Task description: Once the pictures are set aside, transcribe the remaining data exactly.

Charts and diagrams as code
┌──
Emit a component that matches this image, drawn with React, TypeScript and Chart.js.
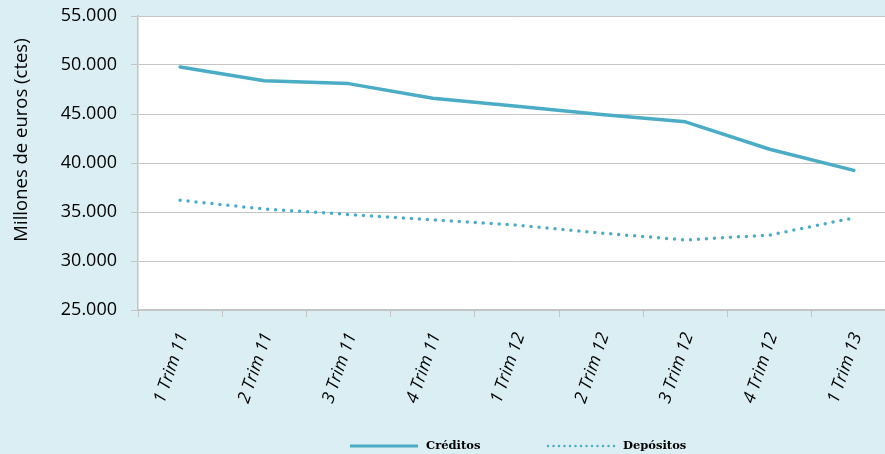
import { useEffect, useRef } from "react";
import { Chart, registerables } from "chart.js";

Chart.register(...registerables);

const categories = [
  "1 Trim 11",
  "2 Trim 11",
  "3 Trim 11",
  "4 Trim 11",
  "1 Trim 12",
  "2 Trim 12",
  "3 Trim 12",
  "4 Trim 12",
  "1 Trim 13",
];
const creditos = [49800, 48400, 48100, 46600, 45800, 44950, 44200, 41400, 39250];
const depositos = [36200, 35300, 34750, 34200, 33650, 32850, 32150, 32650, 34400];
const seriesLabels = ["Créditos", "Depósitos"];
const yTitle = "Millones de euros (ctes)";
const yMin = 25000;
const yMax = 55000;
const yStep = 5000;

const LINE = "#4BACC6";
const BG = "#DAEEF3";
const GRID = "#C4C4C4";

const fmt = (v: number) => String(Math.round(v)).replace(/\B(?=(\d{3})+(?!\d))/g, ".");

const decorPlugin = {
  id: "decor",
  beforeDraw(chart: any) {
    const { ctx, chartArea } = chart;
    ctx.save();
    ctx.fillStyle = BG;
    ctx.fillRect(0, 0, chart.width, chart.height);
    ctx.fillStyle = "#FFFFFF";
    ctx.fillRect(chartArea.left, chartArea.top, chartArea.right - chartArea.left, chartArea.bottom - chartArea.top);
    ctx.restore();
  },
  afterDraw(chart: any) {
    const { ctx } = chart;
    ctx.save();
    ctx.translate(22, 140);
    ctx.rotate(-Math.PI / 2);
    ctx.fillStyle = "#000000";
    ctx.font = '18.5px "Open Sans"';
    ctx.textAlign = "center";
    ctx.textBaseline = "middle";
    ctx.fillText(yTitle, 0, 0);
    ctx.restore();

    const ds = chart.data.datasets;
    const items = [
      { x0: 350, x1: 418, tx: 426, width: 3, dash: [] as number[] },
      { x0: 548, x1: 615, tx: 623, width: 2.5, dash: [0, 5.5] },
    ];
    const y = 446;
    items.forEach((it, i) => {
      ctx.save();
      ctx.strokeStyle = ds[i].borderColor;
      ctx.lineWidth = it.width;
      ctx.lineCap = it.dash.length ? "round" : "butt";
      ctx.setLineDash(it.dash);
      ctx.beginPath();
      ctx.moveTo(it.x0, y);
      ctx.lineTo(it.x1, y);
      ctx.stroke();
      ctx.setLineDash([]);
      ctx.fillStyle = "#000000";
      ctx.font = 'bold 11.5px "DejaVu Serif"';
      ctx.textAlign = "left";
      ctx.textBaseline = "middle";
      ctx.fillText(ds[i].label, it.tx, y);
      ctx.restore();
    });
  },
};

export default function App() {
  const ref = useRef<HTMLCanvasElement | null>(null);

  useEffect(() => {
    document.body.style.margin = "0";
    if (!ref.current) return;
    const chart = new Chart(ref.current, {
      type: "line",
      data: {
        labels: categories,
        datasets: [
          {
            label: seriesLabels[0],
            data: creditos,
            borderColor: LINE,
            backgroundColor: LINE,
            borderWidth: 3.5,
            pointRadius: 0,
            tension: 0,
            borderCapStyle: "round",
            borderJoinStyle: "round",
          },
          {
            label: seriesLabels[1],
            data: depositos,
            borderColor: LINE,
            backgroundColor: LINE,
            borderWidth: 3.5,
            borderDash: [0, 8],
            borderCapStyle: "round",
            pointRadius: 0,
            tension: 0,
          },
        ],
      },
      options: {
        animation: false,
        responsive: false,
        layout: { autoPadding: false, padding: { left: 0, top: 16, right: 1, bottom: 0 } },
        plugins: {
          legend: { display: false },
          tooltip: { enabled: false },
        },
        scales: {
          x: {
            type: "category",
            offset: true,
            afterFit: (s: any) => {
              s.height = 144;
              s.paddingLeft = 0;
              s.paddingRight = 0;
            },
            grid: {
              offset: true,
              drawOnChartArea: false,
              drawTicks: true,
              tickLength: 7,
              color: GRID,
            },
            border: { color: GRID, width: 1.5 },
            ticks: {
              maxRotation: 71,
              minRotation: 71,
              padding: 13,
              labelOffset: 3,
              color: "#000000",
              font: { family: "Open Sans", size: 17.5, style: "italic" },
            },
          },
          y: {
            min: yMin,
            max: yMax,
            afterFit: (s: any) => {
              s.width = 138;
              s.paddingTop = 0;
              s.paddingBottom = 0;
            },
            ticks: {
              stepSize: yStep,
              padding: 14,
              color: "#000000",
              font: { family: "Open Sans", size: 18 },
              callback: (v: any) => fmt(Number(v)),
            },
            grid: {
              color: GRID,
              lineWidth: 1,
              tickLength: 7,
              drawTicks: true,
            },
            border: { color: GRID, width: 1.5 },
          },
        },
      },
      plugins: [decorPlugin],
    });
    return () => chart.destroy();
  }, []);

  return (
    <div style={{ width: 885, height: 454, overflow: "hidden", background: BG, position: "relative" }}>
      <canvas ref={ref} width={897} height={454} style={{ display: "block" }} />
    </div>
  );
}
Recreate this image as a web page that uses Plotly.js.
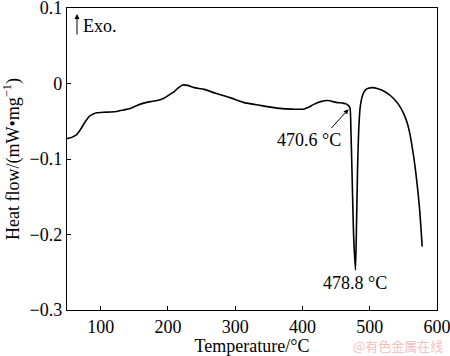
└──
Full output:
Emit a component that matches this image, drawn with React, TypeScript and Chart.js.
import { useEffect, useRef } from "react";
import { Chart, registerables } from "chart.js";

Chart.register(...registerables);

const categories = [
  "1 Trim 11",
  "2 Trim 11",
  "3 Trim 11",
  "4 Trim 11",
  "1 Trim 12",
  "2 Trim 12",
  "3 Trim 12",
  "4 Trim 12",
  "1 Trim 13",
];
const creditos = [49800, 48400, 48100, 46600, 45800, 44950, 44200, 41400, 39250];
const depositos = [36200, 35300, 34750, 34200, 33650, 32850, 32150, 32650, 34400];
const seriesLabels = ["Créditos", "Depósitos"];
const yTitle = "Millones de euros (ctes)";
const yMin = 25000;
const yMax = 55000;
const yStep = 5000;

const LINE = "#4BACC6";
const BG = "#DAEEF3";
const GRID = "#C4C4C4";

const fmt = (v: number) => String(Math.round(v)).replace(/\B(?=(\d{3})+(?!\d))/g, ".");

const decorPlugin = {
  id: "decor",
  beforeDraw(chart: any) {
    const { ctx, chartArea } = chart;
    ctx.save();
    ctx.fillStyle = BG;
    ctx.fillRect(0, 0, chart.width, chart.height);
    ctx.fillStyle = "#FFFFFF";
    ctx.fillRect(chartArea.left, chartArea.top, chartArea.right - chartArea.left, chartArea.bottom - chartArea.top);
    ctx.restore();
  },
  afterDraw(chart: any) {
    const { ctx } = chart;
    ctx.save();
    ctx.translate(22, 140);
    ctx.rotate(-Math.PI / 2);
    ctx.fillStyle = "#000000";
    ctx.font = '18.5px "Open Sans"';
    ctx.textAlign = "center";
    ctx.textBaseline = "middle";
    ctx.fillText(yTitle, 0, 0);
    ctx.restore();

    const ds = chart.data.datasets;
    const items = [
      { x0: 350, x1: 418, tx: 426, width: 3, dash: [] as number[] },
      { x0: 548, x1: 615, tx: 623, width: 2.5, dash: [0, 5.5] },
    ];
    const y = 446;
    items.forEach((it, i) => {
      ctx.save();
      ctx.strokeStyle = ds[i].borderColor;
      ctx.lineWidth = it.width;
      ctx.lineCap = it.dash.length ? "round" : "butt";
      ctx.setLineDash(it.dash);
      ctx.beginPath();
      ctx.moveTo(it.x0, y);
      ctx.lineTo(it.x1, y);
      ctx.stroke();
      ctx.setLineDash([]);
      ctx.fillStyle = "#000000";
      ctx.font = 'bold 11.5px "DejaVu Serif"';
      ctx.textAlign = "left";
      ctx.textBaseline = "middle";
      ctx.fillText(ds[i].label, it.tx, y);
      ctx.restore();
    });
  },
};

export default function App() {
  const ref = useRef<HTMLCanvasElement | null>(null);

  useEffect(() => {
    document.body.style.margin = "0";
    if (!ref.current) return;
    const chart = new Chart(ref.current, {
      type: "line",
      data: {
        labels: categories,
        datasets: [
          {
            label: seriesLabels[0],
            data: creditos,
            borderColor: LINE,
            backgroundColor: LINE,
            borderWidth: 3.5,
            pointRadius: 0,
            tension: 0,
            borderCapStyle: "round",
            borderJoinStyle: "round",
          },
          {
            label: seriesLabels[1],
            data: depositos,
            borderColor: LINE,
            backgroundColor: LINE,
            borderWidth: 3.5,
            borderDash: [0, 8],
            borderCapStyle: "round",
            pointRadius: 0,
            tension: 0,
          },
        ],
      },
      options: {
        animation: false,
        responsive: false,
        layout: { autoPadding: false, padding: { left: 0, top: 16, right: 1, bottom: 0 } },
        plugins: {
          legend: { display: false },
          tooltip: { enabled: false },
        },
        scales: {
          x: {
            type: "category",
            offset: true,
            afterFit: (s: any) => {
              s.height = 144;
              s.paddingLeft = 0;
              s.paddingRight = 0;
            },
            grid: {
              offset: true,
              drawOnChartArea: false,
              drawTicks: true,
              tickLength: 7,
              color: GRID,
            },
            border: { color: GRID, width: 1.5 },
            ticks: {
              maxRotation: 71,
              minRotation: 71,
              padding: 13,
              labelOffset: 3,
              color: "#000000",
              font: { family: "Open Sans", size: 17.5, style: "italic" },
            },
          },
          y: {
            min: yMin,
            max: yMax,
            afterFit: (s: any) => {
              s.width = 138;
              s.paddingTop = 0;
              s.paddingBottom = 0;
            },
            ticks: {
              stepSize: yStep,
              padding: 14,
              color: "#000000",
              font: { family: "Open Sans", size: 18 },
              callback: (v: any) => fmt(Number(v)),
            },
            grid: {
              color: GRID,
              lineWidth: 1,
              tickLength: 7,
              drawTicks: true,
            },
            border: { color: GRID, width: 1.5 },
          },
        },
      },
      plugins: [decorPlugin],
    });
    return () => chart.destroy();
  }, []);

  return (
    <div style={{ width: 885, height: 454, overflow: "hidden", background: BG, position: "relative" }}>
      <canvas ref={ref} width={897} height={454} style={{ display: "block" }} />
    </div>
  );
}
Recreate this image as a web page that uses Plotly.js.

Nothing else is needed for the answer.